L. 15. tu conduiras Jourdan. Tu refers to divin triomphe. Jourdan, nicknamed Coupe-tête, was at the head of the brigands of Vaucluse during the disturbances in the South of France in October, 1791.
L. 17. Coblentz. The general quarters of the Émigrés.
L. 27. An allusion to a meal taken in common by Pétion and his colleagues of the Commune of Paris at a tavern, at La Râpée-Bercy, which they had caused to be mentioned in newspapers belonging to their party as something to be proud of.
L. 34. Persans. The appellation Persans is generally reserved for the Persians of to-day, the ancient Persians being designated as les Perses.
L. 45. Eudoxus and Hipparchus, two celebrated ancient astronomers.
Ll. 46-8. Berenice's hair, a small northern constellation near the tail of Leo. Berenice was the wife of Ptolemy Energetes, king of Egypt, c. 248 B. C.
L. 49. Argo, a constellation in the Southern Hemisphere.
L. 55. en leur galère. 'The forty Swiss,' writes Carlyle, 'were mounted into a triumphal car resembling a ship,' Fr. Rev. II. iii, x.
The two following pieces, dated from St.-Lazare, were written in the prison in a minute handwriting on small slips of paper concealed by Chénier in the linen that was fetched home to wash.
L. 23. Fouquier. A blank in the MS. Fouquier-Tinville, the president of the Revolutionary Tribunal.
Ll. 5-8. 'L'habitude est une seconde nature,' says a French proverb. This elaborate periphrasis verifies it. And no doubt but Chénier composed these lines in terrible earnest when he was daily expecting death. How can we say after this that the far-fetched conceits of Richard II in his prison (K. Rich. II, V. v.) are not what it was likely he should indulge in, in his desperate situation?
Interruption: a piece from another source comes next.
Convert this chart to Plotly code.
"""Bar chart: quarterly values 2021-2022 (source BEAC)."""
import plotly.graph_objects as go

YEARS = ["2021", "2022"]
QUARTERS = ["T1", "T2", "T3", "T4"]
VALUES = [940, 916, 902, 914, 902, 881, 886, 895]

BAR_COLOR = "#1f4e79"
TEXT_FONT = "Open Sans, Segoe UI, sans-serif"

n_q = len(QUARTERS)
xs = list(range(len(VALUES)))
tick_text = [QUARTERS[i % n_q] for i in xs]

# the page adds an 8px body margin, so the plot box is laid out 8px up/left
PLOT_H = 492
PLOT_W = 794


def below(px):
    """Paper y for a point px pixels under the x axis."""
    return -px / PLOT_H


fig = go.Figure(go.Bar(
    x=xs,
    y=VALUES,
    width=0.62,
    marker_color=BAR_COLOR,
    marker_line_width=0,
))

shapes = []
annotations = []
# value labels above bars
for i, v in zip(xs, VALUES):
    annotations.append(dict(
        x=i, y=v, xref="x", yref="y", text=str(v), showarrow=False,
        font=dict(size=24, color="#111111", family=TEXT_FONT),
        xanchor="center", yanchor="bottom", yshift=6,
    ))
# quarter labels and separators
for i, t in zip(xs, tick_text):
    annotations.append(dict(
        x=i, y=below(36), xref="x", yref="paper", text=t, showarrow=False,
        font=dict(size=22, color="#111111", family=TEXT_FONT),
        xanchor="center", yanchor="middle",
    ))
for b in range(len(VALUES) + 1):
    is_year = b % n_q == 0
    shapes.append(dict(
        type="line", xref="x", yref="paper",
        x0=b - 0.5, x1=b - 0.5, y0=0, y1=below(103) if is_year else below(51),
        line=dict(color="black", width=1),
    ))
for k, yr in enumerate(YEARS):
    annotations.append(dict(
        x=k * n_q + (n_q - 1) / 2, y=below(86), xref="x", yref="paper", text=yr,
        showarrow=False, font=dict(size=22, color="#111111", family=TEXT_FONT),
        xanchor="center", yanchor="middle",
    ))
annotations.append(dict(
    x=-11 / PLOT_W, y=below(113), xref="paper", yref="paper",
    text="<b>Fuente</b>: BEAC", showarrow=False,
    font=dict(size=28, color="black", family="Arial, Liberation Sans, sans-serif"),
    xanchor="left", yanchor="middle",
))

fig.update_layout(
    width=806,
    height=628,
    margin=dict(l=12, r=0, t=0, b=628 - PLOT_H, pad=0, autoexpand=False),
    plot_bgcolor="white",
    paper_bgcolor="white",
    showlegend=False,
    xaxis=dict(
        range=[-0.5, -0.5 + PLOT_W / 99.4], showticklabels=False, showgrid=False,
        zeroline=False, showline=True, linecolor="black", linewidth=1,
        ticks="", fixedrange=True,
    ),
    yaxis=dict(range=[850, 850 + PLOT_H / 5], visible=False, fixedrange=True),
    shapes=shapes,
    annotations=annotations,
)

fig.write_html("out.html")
L. 15. In the first edition the poem here came to an abrupt end. In that of 1826 the fifteen lines were given as having been written by Chénier but few moments before being taken to execution. The following nine lines were altogether omitted, and the rest of the piece given as a separate poem.
L. 35. Var.: La bassesse, la feinte—le désespoir, la honte.
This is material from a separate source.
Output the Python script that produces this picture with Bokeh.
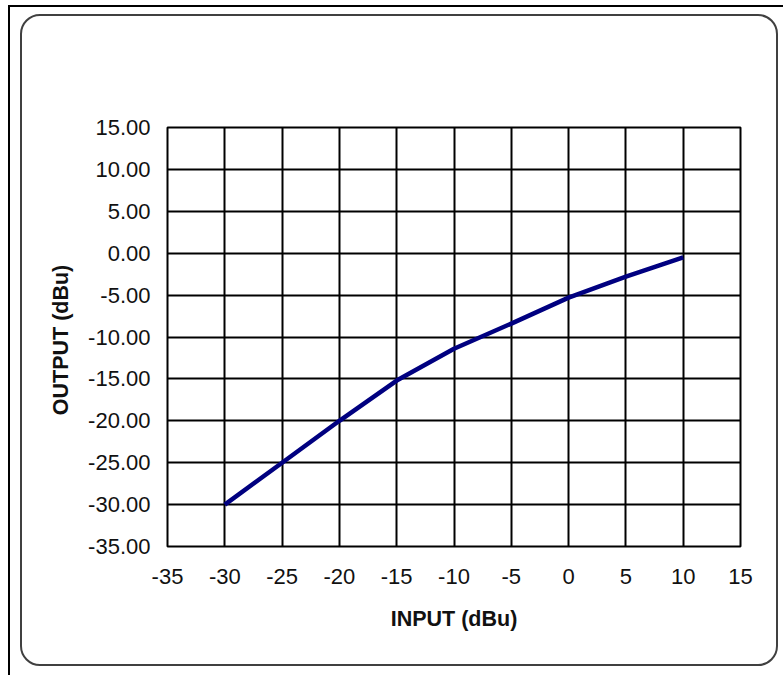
from bokeh.plotting import figure
from bokeh.layouts import column
from bokeh.models import FixedTicker, PrintfTickFormatter, Range1d, Label
from bokeh.embed import file_html
from bokeh.resources import INLINE

# Data
input_dbu = [-30, -25, -20, -15, -10, -5, 0, 5, 10]
output_dbu = [-30.0, -25.0, -20.0, -15.2, -11.4, -8.4, -5.3, -2.8, -0.5]
x_ticks = [-35, -30, -25, -20, -15, -10, -5, 0, 5, 10, 15]
y_ticks = [-35, -30, -25, -20, -15, -10, -5, 0, 5, 10, 15]
title_text = "MIN RATIO"
x_label = "INPUT (dBu)"
y_label = "OUTPUT  (dBu)"

W, H = 754, 648
p = figure(width=W, height=H, output_backend="svg", toolbar_location=None,
           x_range=Range1d(-35, 15), y_range=Range1d(-35, 15),
           min_border_left=145, min_border_right=40,
           min_border_top=111, min_border_bottom=122)
p.styles = {"border": "2px solid #404040", "border-radius": "20px",
            "box-sizing": "content-box"}
p.margin = (7, 0, 0, 10)
p.background_fill_color = "white"
p.border_fill_color = None
p.outline_line_color = "#000000"
p.outline_line_width = 2

FONT = "Liberation Sans"
for ax, ticks, fmt in ((p.xaxis, x_ticks, "%d"), (p.yaxis, y_ticks, "%.2f")):
    ax.ticker = FixedTicker(ticks=ticks)
    ax.formatter = PrintfTickFormatter(format=fmt)
    ax.axis_line_color = None
    ax.major_tick_line_color = None
    ax.minor_tick_line_color = None
    ax.major_tick_in = 0
    ax.major_tick_out = 0
    ax.major_label_text_font = FONT
    ax.major_label_text_font_size = "22px"
    ax.major_label_text_color = "#111111"
    ax.axis_label_text_font = FONT
    ax.axis_label_text_font_size = "21.5px"
    ax.axis_label_text_font_style = "bold"
    ax.axis_label_text_color = "#111111"

p.xaxis.axis_label = x_label
p.yaxis.axis_label = y_label
p.xaxis.major_label_standoff = 22
p.xaxis.axis_label_standoff = 20
p.yaxis.major_label_standoff = 17
p.yaxis.axis_label_standoff = 12

p.xgrid.ticker = FixedTicker(ticks=x_ticks)
p.ygrid.ticker = FixedTicker(ticks=y_ticks)
for g in (p.xgrid, p.ygrid):
    g.grid_line_color = "#000000"
    g.grid_line_width = 2

p.line(input_dbu, output_dbu, line_color="#000080", line_width=4.5)

p.add_layout(Label(x=233, y=496, x_units="screen", y_units="screen", text=title_text,
                   text_font=FONT, text_font_size="22.5px", text_font_style="bold",
                   text_color="#111111", text_align="center", text_baseline="middle"))

page = column(p, styles={"border-left": "2px solid #000000",
                         "border-top": "2px solid #000000",
                         "padding-right": "5px", "padding-bottom": "10px"})
page.margin = (5, 0, 0, 8)

open("out.html", "w").write(file_html(page, INLINE))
L. 58. Mourir...! The infinitive used absolutely as an exclamation (or interrogation) in order to express surprise or indignation: 'Moi, me taire!' 'A qui se fier à présent?' 'Offenser de la sorte une sainte personne!'—MOLIÈRE. See Ayer, § 209, 4: Mever-Lübke, § 528.
L. 81. noirs de leur ressemblance. Black with their likeness energetically expressed.
L. 83. fouet. A monosyllable, pronounced fouè, and not foi, as some will do.—LITTRÉ.
L. 85. cracher sur leurs noms. Chénier does not mince it in these ïambes.